Mas, no mundo real, a pauta dos manifestantes era bem mais concreta, e podia se resumir nas frases “fora Dilma” e “fora PT”. As ações concretas para se chegar a esse objetivo podem variar (impeachment, renúncia ou, infelizmente, golpe), mas é inegável que a insatisfação se dirigia ao que podemos chamar de “pacote PT”. A corrupção – que, sabemos, não foi inventada pelo PT, mas foi por ele elevada ao estado da arte – é um ingrediente importante desse pacote; a julgar pelas pesquisas feitas entre os manifestantes, os escândalos podem, sim, ter sido a faísca que faltava para que o povo fosse às ruas.

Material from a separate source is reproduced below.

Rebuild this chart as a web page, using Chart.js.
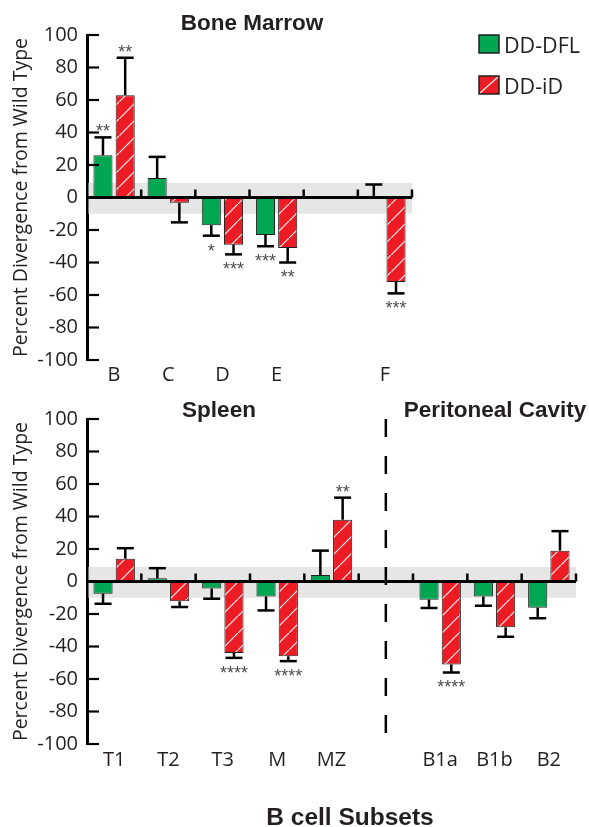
<!DOCTYPE html>
<html>
<head>
<meta charset="utf-8">
<script src="https://cdn.jsdelivr.net/npm/chart.js@4/dist/chart.umd.min.js"></script>
<style>
  html, body { margin: 0; padding: 0; background: #fff; }
  #wrap { position: relative; width: 589px; height: 827px; overflow: hidden; }
  #marrow { position: absolute; left: 0; top: 0; }
  #spleen { position: absolute; left: 0; top: 395px; }
</style>
</head>
<body>
<div id="wrap">
  <canvas id="marrow" width="589" height="395"></canvas>
  <canvas id="spleen" width="589" height="432"></canvas>
</div>
<script>
// ---- Bone marrow fractions (percent divergence from wild type) ----
const marrowLabels = ['B', 'C', 'D', 'E', '', 'F'];
const marrowDFL    = [26, 12, -17, -23, null, 0.5];
const marrowDFLErr = [11, 13, 6.5, 7, null, 7.5];
const marrowDFLSig = ['**', '', '*', '***', '', ''];
const marrowID     = [63, -3.3, -29, -31, null, -52];
const marrowIDErr  = [23, 12, 6, 9, null, 7];
const marrowIDSig  = ['**', '', '***', '**', '', '***'];

// ---- Spleen and peritoneal cavity subsets ----
const spleenLabels = ['T1', 'T2', 'T3', 'M', 'MZ', '', 'B1a', 'B1b', 'B2'];
const spleenDFL    = [-7.5, 2, -4.3, -9.2, 4, null, -11.2, -9.2, -16.1];
const spleenDFLErr = [6.2, 6.2, 6.3, 8.6, 15, null, 5.1, 5.7, 6.5];
const spleenDFLSig = ['', '', '', '', '', '', '', '', ''];
const spleenID     = [14, -12.2, -44, -46, 38, null, -51, -28.2, 19];
const spleenIDErr  = [6.5, 3.5, 3, 3, 13.6, null, 5, 5.8, 12];
const spleenIDSig  = ['', '', '****', '****', '**', '', '****', '', ''];

// ---- Shared axis settings ----
const seriesNames = ['DD-DFL', 'DD-iD'];
const yTickValues = [-100, -80, -60, -40, -20, 0, 20, 40, 60, 80, 100];
const noChangeBand = [-10, 9];   // shaded "no change" zone around zero
const yTitle = 'Percent Divergence from Wild Type';

const GREEN = '#00a651';
const RED = '#ed1c24';
const EDGE = '#231f20';
const INK = '#231f20';
const BAND = '#e6e6e6';
const STAR = '#4d4d4d';
const REG = '"Open Sans", "DejaVu Sans", sans-serif';
const BOLD = '"Liberation Sans", Arial, sans-serif';

function hatchPattern() {
  const n = 17;
  const c = document.createElement('canvas');
  c.width = n; c.height = n;
  const g = c.getContext('2d');
  g.fillStyle = RED;
  g.fillRect(0, 0, n, n);
  g.strokeStyle = 'rgba(255,255,255,0.92)';
  g.lineWidth = 1.2;
  g.beginPath();
  g.moveTo(-1, n + 1);
  g.lineTo(n + 1, -1);
  g.stroke();
  return g.createPattern(c, 'repeat');
}
const HATCH = hatchPattern();

function panelPlugin(cfg) {
  return {
    id: 'panelDecor',
    beforeDatasetsDraw(chart) {
      const { ctx, chartArea: a, scales: { y } } = chart;
      const t = y.getPixelForValue(noChangeBand[1]);
      const b = y.getPixelForValue(noChangeBand[0]);
      ctx.save();
      ctx.fillStyle = BAND;
      ctx.fillRect(a.left + 1.5, t, a.right - a.left - 1.5, b - t);
      ctx.restore();
    },
    afterDatasetsDraw(chart) {
      const { ctx, chartArea: a, scales: { x, y } } = chart;
      ctx.save();
      ctx.strokeStyle = '#000';
      ctx.lineCap = 'butt';

      // divider between spleen and peritoneal groups
      if (cfg.divider != null) {
        const dx = x.getPixelForValue(cfg.divider);
        ctx.save();
        ctx.lineWidth = 2.5;
        ctx.setLineDash([18, 19]);
        ctx.beginPath();
        ctx.moveTo(dx, y.getPixelForValue(100));
        ctx.lineTo(dx, a.bottom + 4);
        ctx.stroke();
        ctx.restore();
      }

      // zero line with upward ticks at category boundaries
      const y0 = y.getPixelForValue(0);
      ctx.lineWidth = 3;
      ctx.beginPath();
      ctx.moveTo(a.left, y0);
      ctx.lineTo(a.right, y0);
      ctx.stroke();
      const n = chart.data.labels.length;
      const half = (x.getPixelForValue(1) - x.getPixelForValue(0)) / 2;
      ctx.lineWidth = 2.5;
      for (let i = 0; i < n; i++) {
        const bx = x.getPixelForValue(i) + half;
        ctx.beginPath();
        ctx.moveTo(bx, y0);
        ctx.lineTo(bx, y0 - 8);
        ctx.stroke();
      }

      // inward y ticks
      ctx.lineWidth = 2.2;
      yTickValues.forEach(v => {
        const ty = y.getPixelForValue(v);
        ctx.beginPath();
        ctx.moveTo(a.left, ty);
        ctx.lineTo(a.left + 12, ty);
        ctx.stroke();
      });

      // error bars and significance stars
      chart.data.datasets.forEach((ds, di) => {
        const meta = chart.getDatasetMeta(di);
        const errs = cfg.errors[di];
        const sigs = cfg.stars[di];
        meta.data.forEach((bar, i) => {
          const v = ds.data[i];
          if (v == null) return;
          const dir = v >= 0 ? 1 : -1;
          const tipV = v + dir * errs[i];
          const yb = y.getPixelForValue(v);
          const yt = y.getPixelForValue(tipV);
          ctx.lineWidth = 2.5;
          ctx.beginPath();
          ctx.moveTo(bar.x, yb);
          ctx.lineTo(bar.x, yt);
          ctx.stroke();
          ctx.beginPath();
          ctx.moveTo(bar.x - 8.5, yt);
          ctx.lineTo(bar.x + 8.5, yt);
          ctx.stroke();
          if (sigs[i]) {
            const size = 18;
            ctx.font = size + 'px "Liberation Sans", Arial, sans-serif';
            ctx.fillStyle = STAR;
            ctx.textAlign = 'center';
            ctx.textBaseline = 'alphabetic';
            const cy = yt - dir * 10.5;
            ctx.fillText(sigs[i], bar.x, cy + size * 0.58);
          }
        });
      });

      // panel titles
      ctx.fillStyle = INK;
      ctx.textBaseline = 'alphabetic';
      ctx.textAlign = 'center';
      cfg.titles.forEach(t => {
        ctx.font = 'bold ' + t.size + 'px ' + BOLD;
        ctx.fillText(t.text, t.x, t.y);
      });

      // legend
      if (cfg.legend) {
        const L = cfg.legend;
        chart.data.datasets.forEach((ds, di) => {
          const bx = L.x, by = L.y + di * L.step;
          ctx.fillStyle = di === 0 ? GREEN : RED;
          ctx.fillRect(bx, by, 20, 18);
          if (di === 1) {
            ctx.strokeStyle = 'rgba(255,255,255,0.95)';
            ctx.lineWidth = 1.2;
            ctx.beginPath();
            ctx.moveTo(bx + 1, by + 17);
            ctx.lineTo(bx + 19, by + 1);
            ctx.stroke();
          }
          ctx.strokeStyle = EDGE;
          ctx.lineWidth = 1.5;
          ctx.strokeRect(bx, by, 20, 18);
          ctx.fillStyle = INK;
          ctx.font = '21.5px ' + REG;
          ctx.textAlign = 'left';
          ctx.fillText(ds.label, bx + 25, by + 18);
        });
      }
      ctx.restore();
    }
  };
}

function buildPanel(canvas, cfg) {
  return new Chart(canvas, {
    type: 'bar',
    data: {
      labels: cfg.labels,
      datasets: [
        {
          label: seriesNames[0], data: cfg.dfl,
          backgroundColor: GREEN, borderColor: EDGE, borderWidth: 1,
          borderSkipped: false, categoryPercentage: 0.82, barPercentage: 0.86
        },
        {
          label: seriesNames[1], data: cfg.id,
          backgroundColor: HATCH, borderColor: EDGE, borderWidth: 1,
          borderSkipped: false, categoryPercentage: 0.82, barPercentage: 0.86
        }
      ]
    },
    options: {
      responsive: false,
      animation: false,
      devicePixelRatio: 1,
      layout: { padding: cfg.padding },
      plugins: { legend: { display: false }, tooltip: { enabled: false }, title: { display: false } },
      scales: {
        x: {
          grid: { display: false, drawTicks: false },
          border: { display: false },
          ticks: { font: { family: REG, size: 20 }, color: INK, padding: cfg.xPad, autoSkip: false, maxRotation: 0 },
          afterFit: s => { s.height = cfg.xHeight; }
        },
        y: {
          min: -100, max: 100,
          grid: { display: false, drawTicks: false },
          border: { display: true, color: '#000', width: 3 },
          ticks: { stepSize: 20, font: { family: REG, size: 20 }, color: INK, padding: 9 },
          title: { display: true, text: yTitle, font: { family: REG, size: 19.5 }, color: INK, padding: { top: 10, bottom: 0 } },
          afterFit: s => { s.width = 87; }
        }
      }
    },
    plugins: [panelPlugin(cfg)]
  });
}

buildPanel(document.getElementById('marrow'), {
  labels: marrowLabels, dfl: marrowDFL, id: marrowID,
  errors: [marrowDFLErr, marrowIDErr], stars: [marrowDFLSig, marrowIDSig],
  padding: { left: 0, right: 177, top: 35, bottom: 0 },
  xHeight: 35, xPad: 3,
  titles: [{ text: 'Bone Marrow', x: 252, y: 30, size: 22.5 }],
  legend: { x: 479, y: 35, step: 41 },
  divider: null
});

buildPanel(document.getElementById('spleen'), {
  labels: spleenLabels, dfl: spleenDFL, id: spleenID,
  errors: [spleenDFLErr, spleenIDErr], stars: [spleenDFLSig, spleenIDSig],
  padding: { left: 0, right: 13, top: 24, bottom: 0 },
  xHeight: 83, xPad: 4,
  titles: [
    { text: 'Spleen', x: 219, y: 22, size: 22.5 },
    { text: 'Peritoneal Cavity', x: 495, y: 22, size: 22.5 },
    { text: 'B cell Subsets', x: 350, y: 430, size: 24.5 }
  ],
  legend: null,
  divider: 5
});
</script>
</body>
</html>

Mas a corrupção está longe de ser o único aspecto que desagrada a população. Afinal, o “pacote PT” inclui toda uma índole totalitária: aparelhamento do Estado para torná-lo mera ferramenta do partido, alianças com regimes autoritários de esquerda, uso de entidades-satélite sem personalidade jurídica (como o MST) como massa de manobra, tentativas de controle da imprensa, estelionatos eleitorais, incentivo ao “nós contra eles”. Tudo isso apareceu nas manifestações – mas para esses itens o Planalto não tem nenhuma resposta satisfatória para a sociedade. Daí a necessidade governamental de espalhar a versão de que se trata apenas de revolta contra a corrupção.

No fim, o que o governo está fazendo é seguir adiante com o que já pretendia implantar de qualquer maneira, usando as manifestações como um pretexto adicional. Mas, ao agir assim, ignorando as reais demandas dos manifestantes, Dilma e o PT apenas correm o risco de seguir esgarçando o tecido social brasileiro e fomentando mais indignação, que resultará em novos protestos (os organizadores do 15 de março já se prepararam para repetir a dose em 12 de abril). É muito pouco para uma presidente que, na noite em que foi reeleita, prometeu governar para todos os brasileiros.